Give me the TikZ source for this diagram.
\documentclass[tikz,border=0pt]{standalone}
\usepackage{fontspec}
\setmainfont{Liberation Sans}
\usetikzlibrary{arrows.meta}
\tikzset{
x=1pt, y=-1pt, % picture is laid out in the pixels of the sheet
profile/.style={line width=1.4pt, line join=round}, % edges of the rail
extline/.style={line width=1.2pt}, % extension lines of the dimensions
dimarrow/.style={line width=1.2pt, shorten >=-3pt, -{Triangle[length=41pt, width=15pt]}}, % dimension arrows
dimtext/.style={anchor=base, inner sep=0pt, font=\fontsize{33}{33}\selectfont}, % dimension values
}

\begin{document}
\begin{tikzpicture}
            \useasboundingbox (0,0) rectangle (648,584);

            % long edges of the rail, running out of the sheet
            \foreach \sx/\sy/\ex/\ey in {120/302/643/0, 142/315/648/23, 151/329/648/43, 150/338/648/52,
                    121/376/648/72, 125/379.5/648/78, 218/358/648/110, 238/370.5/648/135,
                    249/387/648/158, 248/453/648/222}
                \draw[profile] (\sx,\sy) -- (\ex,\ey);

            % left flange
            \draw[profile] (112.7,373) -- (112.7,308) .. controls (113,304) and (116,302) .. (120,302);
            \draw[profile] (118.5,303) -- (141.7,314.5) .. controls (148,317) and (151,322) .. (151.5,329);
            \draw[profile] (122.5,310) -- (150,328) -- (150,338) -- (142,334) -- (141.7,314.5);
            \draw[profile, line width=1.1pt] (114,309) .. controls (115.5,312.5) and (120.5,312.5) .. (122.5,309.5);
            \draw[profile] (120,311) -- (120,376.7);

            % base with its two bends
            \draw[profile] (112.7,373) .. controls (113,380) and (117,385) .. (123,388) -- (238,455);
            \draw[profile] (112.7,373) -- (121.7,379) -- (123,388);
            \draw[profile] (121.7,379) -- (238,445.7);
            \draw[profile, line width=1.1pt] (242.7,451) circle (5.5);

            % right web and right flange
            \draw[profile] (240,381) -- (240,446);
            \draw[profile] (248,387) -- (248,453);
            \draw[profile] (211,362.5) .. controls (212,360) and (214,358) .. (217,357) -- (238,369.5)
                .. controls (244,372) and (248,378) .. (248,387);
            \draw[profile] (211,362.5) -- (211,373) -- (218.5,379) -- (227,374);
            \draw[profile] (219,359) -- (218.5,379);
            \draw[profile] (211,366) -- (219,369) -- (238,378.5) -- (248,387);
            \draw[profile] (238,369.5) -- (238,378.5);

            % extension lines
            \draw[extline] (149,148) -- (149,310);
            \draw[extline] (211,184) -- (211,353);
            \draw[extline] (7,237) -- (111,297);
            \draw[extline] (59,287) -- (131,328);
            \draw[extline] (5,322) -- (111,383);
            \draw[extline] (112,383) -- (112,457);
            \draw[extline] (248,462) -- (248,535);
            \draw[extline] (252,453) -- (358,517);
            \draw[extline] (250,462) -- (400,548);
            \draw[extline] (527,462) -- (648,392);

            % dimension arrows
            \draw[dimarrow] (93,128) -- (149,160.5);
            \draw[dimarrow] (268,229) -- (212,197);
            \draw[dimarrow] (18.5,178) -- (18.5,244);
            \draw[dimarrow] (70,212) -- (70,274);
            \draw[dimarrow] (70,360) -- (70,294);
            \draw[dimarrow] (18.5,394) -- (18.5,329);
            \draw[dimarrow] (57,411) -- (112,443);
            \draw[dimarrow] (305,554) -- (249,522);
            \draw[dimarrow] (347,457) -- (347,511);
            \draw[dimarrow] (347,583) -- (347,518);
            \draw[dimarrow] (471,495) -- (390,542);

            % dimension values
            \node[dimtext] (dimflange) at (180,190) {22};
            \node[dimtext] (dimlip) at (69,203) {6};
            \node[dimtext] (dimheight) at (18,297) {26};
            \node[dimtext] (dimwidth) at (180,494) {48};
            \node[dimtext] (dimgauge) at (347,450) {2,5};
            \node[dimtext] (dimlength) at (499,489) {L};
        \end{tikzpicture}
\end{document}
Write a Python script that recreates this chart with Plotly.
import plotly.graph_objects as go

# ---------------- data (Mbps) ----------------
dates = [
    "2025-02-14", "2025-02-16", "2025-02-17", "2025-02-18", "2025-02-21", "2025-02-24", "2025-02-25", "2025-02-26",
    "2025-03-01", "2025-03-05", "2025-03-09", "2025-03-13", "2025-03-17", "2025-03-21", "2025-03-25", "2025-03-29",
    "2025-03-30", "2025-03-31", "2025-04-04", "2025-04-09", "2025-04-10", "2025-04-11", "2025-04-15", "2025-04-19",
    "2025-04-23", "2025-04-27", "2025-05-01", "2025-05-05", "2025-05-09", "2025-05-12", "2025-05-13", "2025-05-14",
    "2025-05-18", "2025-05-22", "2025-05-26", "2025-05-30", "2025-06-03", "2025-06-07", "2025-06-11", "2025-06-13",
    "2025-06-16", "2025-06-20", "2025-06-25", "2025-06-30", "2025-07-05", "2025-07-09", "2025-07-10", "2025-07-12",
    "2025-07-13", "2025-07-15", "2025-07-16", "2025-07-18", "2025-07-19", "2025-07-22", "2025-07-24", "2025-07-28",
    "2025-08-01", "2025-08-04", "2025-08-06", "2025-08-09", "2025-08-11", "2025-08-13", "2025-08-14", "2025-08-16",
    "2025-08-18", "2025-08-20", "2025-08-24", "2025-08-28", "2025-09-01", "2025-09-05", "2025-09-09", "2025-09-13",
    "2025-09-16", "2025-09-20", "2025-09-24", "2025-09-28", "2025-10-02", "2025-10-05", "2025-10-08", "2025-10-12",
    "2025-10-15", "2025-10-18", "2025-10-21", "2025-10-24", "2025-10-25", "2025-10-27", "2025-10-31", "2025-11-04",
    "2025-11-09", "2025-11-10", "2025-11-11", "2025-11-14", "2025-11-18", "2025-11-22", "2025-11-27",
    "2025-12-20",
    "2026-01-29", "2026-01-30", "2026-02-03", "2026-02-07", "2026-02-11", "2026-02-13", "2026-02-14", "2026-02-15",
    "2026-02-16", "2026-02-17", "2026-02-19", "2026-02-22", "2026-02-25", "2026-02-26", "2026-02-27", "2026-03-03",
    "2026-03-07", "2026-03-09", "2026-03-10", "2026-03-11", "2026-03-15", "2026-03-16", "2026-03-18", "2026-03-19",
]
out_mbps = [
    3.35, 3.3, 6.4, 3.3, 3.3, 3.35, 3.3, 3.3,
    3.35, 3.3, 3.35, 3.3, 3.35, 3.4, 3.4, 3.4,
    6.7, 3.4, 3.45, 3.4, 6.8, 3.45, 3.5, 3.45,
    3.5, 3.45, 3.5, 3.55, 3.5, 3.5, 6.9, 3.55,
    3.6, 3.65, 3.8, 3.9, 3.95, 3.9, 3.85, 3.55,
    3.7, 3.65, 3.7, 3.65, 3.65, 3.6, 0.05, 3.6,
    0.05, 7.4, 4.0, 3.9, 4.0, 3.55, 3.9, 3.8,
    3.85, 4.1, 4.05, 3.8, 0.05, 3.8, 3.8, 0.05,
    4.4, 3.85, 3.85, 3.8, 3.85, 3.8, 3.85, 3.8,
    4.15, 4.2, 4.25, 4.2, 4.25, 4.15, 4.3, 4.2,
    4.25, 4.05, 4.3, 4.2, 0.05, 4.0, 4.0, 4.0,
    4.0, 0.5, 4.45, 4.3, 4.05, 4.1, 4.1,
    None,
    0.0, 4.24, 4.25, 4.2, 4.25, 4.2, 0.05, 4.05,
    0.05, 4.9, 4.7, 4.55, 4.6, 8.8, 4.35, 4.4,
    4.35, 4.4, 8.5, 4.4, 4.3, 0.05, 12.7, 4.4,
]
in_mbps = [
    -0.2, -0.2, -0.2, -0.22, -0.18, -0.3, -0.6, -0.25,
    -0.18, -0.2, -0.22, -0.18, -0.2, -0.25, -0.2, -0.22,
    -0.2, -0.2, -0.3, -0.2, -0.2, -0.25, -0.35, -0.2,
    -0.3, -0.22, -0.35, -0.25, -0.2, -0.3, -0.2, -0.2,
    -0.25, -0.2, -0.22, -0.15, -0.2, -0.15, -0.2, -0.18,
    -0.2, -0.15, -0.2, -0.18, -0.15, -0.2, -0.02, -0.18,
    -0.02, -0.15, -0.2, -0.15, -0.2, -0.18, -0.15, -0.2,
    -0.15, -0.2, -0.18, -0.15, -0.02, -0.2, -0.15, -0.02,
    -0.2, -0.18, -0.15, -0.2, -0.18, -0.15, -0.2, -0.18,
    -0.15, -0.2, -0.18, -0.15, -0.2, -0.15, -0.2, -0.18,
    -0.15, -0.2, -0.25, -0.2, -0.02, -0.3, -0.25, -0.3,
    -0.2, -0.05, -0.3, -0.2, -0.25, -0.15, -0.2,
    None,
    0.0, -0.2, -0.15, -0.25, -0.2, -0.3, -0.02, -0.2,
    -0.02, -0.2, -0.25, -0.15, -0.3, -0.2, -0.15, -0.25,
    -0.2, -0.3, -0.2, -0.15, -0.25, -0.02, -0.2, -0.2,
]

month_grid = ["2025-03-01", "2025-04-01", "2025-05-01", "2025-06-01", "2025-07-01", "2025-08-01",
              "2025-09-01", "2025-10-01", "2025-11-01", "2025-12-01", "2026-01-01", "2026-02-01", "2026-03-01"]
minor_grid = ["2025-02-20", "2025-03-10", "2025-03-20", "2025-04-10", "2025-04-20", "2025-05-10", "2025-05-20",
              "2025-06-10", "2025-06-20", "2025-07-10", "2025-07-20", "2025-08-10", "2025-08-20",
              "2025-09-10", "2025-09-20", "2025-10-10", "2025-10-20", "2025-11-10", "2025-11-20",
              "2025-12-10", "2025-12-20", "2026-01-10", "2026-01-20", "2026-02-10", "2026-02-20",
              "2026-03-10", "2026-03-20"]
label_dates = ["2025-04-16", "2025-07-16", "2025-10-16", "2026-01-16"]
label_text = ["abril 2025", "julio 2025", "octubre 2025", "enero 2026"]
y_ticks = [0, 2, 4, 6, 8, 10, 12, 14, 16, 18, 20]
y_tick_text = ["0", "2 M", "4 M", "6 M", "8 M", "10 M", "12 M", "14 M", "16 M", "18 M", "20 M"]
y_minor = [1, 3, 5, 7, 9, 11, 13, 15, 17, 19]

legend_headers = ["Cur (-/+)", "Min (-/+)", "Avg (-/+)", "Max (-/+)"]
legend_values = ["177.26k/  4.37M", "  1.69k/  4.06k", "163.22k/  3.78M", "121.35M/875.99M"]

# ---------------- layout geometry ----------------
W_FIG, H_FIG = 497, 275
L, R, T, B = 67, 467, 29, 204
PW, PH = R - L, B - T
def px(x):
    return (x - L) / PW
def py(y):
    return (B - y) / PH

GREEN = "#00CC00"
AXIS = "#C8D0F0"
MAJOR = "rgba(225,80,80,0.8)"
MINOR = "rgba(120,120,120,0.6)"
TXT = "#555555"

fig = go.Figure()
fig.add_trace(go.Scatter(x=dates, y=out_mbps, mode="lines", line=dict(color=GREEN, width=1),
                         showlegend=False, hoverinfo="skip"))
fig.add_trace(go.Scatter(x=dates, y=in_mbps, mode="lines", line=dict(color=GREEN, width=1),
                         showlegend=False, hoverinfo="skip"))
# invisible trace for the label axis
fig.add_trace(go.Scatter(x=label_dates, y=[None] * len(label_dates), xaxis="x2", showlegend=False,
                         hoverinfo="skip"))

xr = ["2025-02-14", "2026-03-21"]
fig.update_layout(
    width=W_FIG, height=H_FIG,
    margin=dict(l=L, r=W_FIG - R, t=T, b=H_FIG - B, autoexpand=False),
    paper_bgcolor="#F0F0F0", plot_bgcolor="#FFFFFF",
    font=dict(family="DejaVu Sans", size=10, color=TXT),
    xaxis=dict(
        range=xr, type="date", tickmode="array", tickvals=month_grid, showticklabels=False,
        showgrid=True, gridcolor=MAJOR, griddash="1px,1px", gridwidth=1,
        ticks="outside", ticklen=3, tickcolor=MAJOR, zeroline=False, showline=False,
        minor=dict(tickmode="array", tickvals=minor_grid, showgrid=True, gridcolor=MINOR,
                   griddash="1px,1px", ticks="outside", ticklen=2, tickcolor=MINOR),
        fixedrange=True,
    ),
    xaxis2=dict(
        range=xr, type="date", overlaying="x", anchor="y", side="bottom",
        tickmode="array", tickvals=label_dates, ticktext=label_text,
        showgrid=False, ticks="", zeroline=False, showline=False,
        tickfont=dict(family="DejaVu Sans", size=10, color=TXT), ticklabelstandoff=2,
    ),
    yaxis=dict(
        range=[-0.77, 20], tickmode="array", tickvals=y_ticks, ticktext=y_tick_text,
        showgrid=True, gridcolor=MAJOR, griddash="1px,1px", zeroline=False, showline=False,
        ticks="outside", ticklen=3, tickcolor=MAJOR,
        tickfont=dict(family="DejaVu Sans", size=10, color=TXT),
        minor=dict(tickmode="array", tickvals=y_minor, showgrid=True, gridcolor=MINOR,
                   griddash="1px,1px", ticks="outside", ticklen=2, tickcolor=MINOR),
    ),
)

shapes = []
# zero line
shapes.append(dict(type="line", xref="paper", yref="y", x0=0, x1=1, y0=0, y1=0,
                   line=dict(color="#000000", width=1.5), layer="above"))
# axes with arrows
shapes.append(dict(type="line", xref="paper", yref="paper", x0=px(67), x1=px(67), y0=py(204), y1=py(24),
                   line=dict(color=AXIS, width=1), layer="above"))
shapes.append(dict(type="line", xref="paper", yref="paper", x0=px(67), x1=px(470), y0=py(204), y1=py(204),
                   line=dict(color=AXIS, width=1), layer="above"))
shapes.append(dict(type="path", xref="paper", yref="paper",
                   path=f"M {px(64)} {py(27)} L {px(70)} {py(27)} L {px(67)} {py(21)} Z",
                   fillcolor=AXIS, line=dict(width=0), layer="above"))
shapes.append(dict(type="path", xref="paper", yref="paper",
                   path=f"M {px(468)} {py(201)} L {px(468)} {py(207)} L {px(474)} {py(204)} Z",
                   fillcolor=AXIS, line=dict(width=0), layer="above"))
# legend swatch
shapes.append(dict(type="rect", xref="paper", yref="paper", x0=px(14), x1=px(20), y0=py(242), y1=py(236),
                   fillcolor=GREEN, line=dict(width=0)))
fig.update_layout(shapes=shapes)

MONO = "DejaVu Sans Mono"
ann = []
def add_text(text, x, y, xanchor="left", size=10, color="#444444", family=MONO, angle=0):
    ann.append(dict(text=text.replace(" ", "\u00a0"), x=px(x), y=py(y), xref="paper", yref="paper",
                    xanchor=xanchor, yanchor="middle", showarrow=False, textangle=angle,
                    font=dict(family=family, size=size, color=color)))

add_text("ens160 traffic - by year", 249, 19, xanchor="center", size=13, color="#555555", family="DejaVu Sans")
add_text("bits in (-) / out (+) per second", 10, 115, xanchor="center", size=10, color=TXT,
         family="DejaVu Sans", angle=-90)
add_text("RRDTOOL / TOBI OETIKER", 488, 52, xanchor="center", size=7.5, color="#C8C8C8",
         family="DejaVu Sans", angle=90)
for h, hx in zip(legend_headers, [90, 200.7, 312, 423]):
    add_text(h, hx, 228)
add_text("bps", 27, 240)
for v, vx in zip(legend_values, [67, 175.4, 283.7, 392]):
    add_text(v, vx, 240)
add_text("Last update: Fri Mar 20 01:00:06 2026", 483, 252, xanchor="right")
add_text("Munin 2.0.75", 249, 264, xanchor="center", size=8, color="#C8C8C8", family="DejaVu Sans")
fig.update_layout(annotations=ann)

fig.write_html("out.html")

※ ※ ※

:: What is expected ::
Please copy only these lines, exactly: the first line of the records through the line containing "(242.7,451) circle (5.5);", ends included.

:: Written response ::
Give me the TikZ source for this diagram.
\documentclass[tikz,border=0pt]{standalone}
\usepackage{fontspec}
\setmainfont{Liberation Sans}
\usetikzlibrary{arrows.meta}
\tikzset{
x=1pt, y=-1pt, % picture is laid out in the pixels of the sheet
profile/.style={line width=1.4pt, line join=round}, % edges of the rail
extline/.style={line width=1.2pt}, % extension lines of the dimensions
dimarrow/.style={line width=1.2pt, shorten >=-3pt, -{Triangle[length=41pt, width=15pt]}}, % dimension arrows
dimtext/.style={anchor=base, inner sep=0pt, font=\fontsize{33}{33}\selectfont}, % dimension values
}

\begin{document}
\begin{tikzpicture}
            \useasboundingbox (0,0) rectangle (648,584);

            % long edges of the rail, running out of the sheet
            \foreach \sx/\sy/\ex/\ey in {120/302/643/0, 142/315/648/23, 151/329/648/43, 150/338/648/52,
                    121/376/648/72, 125/379.5/648/78, 218/358/648/110, 238/370.5/648/135,
                    249/387/648/158, 248/453/648/222}
                \draw[profile] (\sx,\sy) -- (\ex,\ey);

            % left flange
            \draw[profile] (112.7,373) -- (112.7,308) .. controls (113,304) and (116,302) .. (120,302);
            \draw[profile] (118.5,303) -- (141.7,314.5) .. controls (148,317) and (151,322) .. (151.5,329);
            \draw[profile] (122.5,310) -- (150,328) -- (150,338) -- (142,334) -- (141.7,314.5);
            \draw[profile, line width=1.1pt] (114,309) .. controls (115.5,312.5) and (120.5,312.5) .. (122.5,309.5);
            \draw[profile] (120,311) -- (120,376.7);

            % base with its two bends
            \draw[profile] (112.7,373) .. controls (113,380) and (117,385) .. (123,388) -- (238,455);
            \draw[profile] (112.7,373) -- (121.7,379) -- (123,388);
            \draw[profile] (121.7,379) -- (238,445.7);
            \draw[profile, line width=1.1pt] (242.7,451) circle (5.5);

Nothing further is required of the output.